Pour une poétique de l’hybridation : Tracer, écrire, effacer, écraser, déchirer, frotter, orner, découper, déplacer, gommer, piquer, reprises, appropriation, ressasser, emprunter, agencer, monter, échancrure, tramer, tisser, distendre, broder, papiers, tissus, carnets, métal, agrafes, fils, aiguilles, blanc, noir, gris, rouge, transparence, translucidité, surépaisseur, notes, dessins, brouillons, lignes, textes, trames, partitions, annotations, plans, cartographies, constellations, atlas…
samedi 30 juillet 2016
Carte postale N°3
Attention chien méchant !
C’est un hameau bien tranquille. Un hameau ponctué de maisons
identiques conformes au passé paysan, dont la disposition architecturale en phase
aux multiples occupations est dédiée, pour l’une à l’habitation, pour l’autre à
la grange, l’étable, la soute aux cochons, les clapiers à lapins, les écuries à
chevaux, et qui s’achèvent à l’extrémité du mur par un escalier, voire une niche
à chien. Les constructions étirent leurs longueurs en fonction du nombre
d’habitants et d’animaux. Aujourd’hui, l’activité agricole s’est repliée vers
les strates de l’histoire. Alors, chacun (héritiers et nouveaux propriétaires)
s’applique à reconvertir, restaurer, rafistoler, embellir, déplacer, réhabiliter,
en préservant ou détruisant telle ou telle mémoire. Une mémoire, qui selon les
humeurs et les goûts mérite ou ne mérite pas d’être sauvegardée. In fine, le parachèvement du toilettage
du hameau fixe les époques dans un simulacre de parure, comme s’il revêtait
chaque jour ses habits cérémonieux du dimanche.
Marcher jusqu’à ce que la pensée se conjugue avec le réel.
Car le réel propose toujours. Qu’il se fasse eau, air, vent ou autres
sensations, son expérience se charge d’une variété d’images que notre pensée
s’applique à débusquer afin de construire des récits.
Ce soir, le hameau s’apprête à s’endormir dans le palpable
silence. Les hommes ont déserté leur espace extérieur vers le repli de leur
chez eux. La maison aligne ses mesures aux belles proportions. Les murs blancs exaltent
la pierre si particulière à la région. Blanche. Tendre. Favorable à l’égard des
ciseaux du sculpteur. En accord avec le soleil déclinant, le toit répand son
ombre sur la façade percée de fenêtres symétriques disposées de part et d'autre
de la porte d’entrée que deux pots de géraniums rouges soulignent. Une bande de
pelouse soigneusement taillée esquisse une assise dans laquelle l’architecture
semble s’enchâsser avec légèreté, comme si la densité du bâti se condensait dans
la parfaite géométrie du bourrelet herbeux.

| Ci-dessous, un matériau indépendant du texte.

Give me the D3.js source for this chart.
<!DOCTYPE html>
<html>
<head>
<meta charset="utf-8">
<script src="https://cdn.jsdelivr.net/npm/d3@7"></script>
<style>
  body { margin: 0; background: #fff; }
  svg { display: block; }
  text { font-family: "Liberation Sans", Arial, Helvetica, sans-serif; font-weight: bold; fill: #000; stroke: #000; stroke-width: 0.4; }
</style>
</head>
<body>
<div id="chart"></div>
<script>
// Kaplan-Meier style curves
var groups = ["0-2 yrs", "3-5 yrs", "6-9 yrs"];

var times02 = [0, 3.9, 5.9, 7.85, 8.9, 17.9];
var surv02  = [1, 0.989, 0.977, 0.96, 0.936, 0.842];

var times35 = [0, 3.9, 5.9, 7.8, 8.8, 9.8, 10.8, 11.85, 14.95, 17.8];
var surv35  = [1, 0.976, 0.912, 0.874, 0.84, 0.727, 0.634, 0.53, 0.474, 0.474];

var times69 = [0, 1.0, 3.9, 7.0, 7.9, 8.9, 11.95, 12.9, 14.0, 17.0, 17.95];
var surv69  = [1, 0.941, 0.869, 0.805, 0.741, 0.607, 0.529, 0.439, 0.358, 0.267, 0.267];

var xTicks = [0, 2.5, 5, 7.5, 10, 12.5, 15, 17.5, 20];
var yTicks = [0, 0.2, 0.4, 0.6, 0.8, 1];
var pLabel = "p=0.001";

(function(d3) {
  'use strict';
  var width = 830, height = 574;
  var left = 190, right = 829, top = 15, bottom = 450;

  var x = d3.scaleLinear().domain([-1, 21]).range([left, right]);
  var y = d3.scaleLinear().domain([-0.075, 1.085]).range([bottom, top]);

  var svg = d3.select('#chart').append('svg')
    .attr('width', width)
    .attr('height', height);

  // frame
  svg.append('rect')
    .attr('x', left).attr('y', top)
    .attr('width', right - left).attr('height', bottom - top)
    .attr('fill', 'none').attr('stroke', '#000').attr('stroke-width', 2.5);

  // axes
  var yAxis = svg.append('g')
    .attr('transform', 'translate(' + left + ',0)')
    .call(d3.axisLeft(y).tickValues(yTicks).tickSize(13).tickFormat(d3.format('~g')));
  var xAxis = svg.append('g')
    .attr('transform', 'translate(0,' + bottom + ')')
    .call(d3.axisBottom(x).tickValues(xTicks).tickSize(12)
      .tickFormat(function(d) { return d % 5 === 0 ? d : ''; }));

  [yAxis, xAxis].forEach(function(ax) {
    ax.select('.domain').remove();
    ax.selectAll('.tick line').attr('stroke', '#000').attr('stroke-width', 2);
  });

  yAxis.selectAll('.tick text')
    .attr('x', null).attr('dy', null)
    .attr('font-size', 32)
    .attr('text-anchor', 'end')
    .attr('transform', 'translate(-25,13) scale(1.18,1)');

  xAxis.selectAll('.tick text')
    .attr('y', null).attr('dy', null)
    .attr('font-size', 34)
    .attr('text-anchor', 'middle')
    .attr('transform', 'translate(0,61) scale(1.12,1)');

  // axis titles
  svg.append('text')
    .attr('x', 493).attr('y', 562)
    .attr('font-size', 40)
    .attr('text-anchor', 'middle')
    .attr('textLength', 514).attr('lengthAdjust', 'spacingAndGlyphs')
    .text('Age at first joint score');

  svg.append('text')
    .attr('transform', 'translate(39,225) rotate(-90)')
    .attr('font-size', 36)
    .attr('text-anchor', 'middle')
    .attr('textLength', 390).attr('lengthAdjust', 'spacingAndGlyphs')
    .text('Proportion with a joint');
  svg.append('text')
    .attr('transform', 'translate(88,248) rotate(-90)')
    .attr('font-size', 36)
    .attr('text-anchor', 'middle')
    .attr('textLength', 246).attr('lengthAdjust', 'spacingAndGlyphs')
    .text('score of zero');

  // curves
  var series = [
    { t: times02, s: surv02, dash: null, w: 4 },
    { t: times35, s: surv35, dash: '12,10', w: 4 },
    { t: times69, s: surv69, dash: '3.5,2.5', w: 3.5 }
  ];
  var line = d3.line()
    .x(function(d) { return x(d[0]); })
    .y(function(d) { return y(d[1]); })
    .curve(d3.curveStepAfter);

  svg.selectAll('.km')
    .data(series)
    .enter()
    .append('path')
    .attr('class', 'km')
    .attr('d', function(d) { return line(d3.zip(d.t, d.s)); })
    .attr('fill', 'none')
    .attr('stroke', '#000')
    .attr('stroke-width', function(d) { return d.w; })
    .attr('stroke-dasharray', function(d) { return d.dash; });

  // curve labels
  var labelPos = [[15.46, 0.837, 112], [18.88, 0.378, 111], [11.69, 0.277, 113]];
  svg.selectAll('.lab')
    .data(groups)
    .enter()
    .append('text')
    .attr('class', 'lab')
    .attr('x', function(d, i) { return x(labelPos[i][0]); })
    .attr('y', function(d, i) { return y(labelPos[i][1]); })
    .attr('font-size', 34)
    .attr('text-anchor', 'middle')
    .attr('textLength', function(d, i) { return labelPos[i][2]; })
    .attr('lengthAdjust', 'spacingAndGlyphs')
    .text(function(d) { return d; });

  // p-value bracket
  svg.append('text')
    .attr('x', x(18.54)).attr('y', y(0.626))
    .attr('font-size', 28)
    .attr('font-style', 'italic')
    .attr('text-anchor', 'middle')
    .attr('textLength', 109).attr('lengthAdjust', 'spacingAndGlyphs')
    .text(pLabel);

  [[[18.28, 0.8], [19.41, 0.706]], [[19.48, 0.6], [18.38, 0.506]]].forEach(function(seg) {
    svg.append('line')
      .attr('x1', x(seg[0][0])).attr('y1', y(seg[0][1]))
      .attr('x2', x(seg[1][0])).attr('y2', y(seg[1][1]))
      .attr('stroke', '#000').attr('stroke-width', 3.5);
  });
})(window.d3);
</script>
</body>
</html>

Au-delà de la bordure végétale,
les gravillons blancs éclaircissent une cour dénudée. Une deuxième bande de pelouse environne le
périmètre de la cour, dont une extrémité se prolonge d’une aire rectangulaire
non clôturée, à des fins potagères. Trois plants de tomate dressent leur verdoyante
superbe vers le ciel. Les haricots verts et les pommes de terre déclinent une
palette de vert qu’aucune feuille brune ne vient altérer. Nulle trace
d’existence de l’ancienne soute aux cochons, des clapiers à lapins, de la niche
du chien et du potager prolongeant le mur de l’enceinte s’ouvrant sur un grand
portail. Ils ont disparu sous le coup de la loi de la tabula rasa, remplacés par un fossé à la section parfaitement
trapézoïdale aux bords façonnés par la truelle, afin que les parois ne
s’effondrent pas.
Ce qui frappe l’observateur jusqu’à l’assourdissement, c’est
le silence de l’endroit, pas seulement le silence sonore, ni celui du vide ou des microphénomènes ; c'est la perception d'un silence total qui oppresse le lieu, comme l'absence
d’une herbe folle, d'une course d’un animal domestique, d'un envol d’un oiseau ou celui de
l’inclinaison d’un arbre sous l’effet du vent. Comme si tout se pétrifiait hors
du mouvement de la vie, du temps et de l’espace. Néanmoins, quelque chose
frappe encore plus fort que le poids du silence. Une frappe que reçoit l’œil. Un coup de
stylet en somme !
Seul, planté au milieu de la pelouse, un panneau de
signalisation dresse son incongruité rouge frappée de lettres blanches. Attention chien méchant !
Ici
Les hommes
jeudi 28 juillet 2016
Carte postale N°2 ; à l’amie, à la sœur…
Jardin ouvert
C'est très amusant de se promener et de se focaliser sur ces motifs de jardins ; même les plus petits, ceux qui agrémentent les espaces les plus incongrus.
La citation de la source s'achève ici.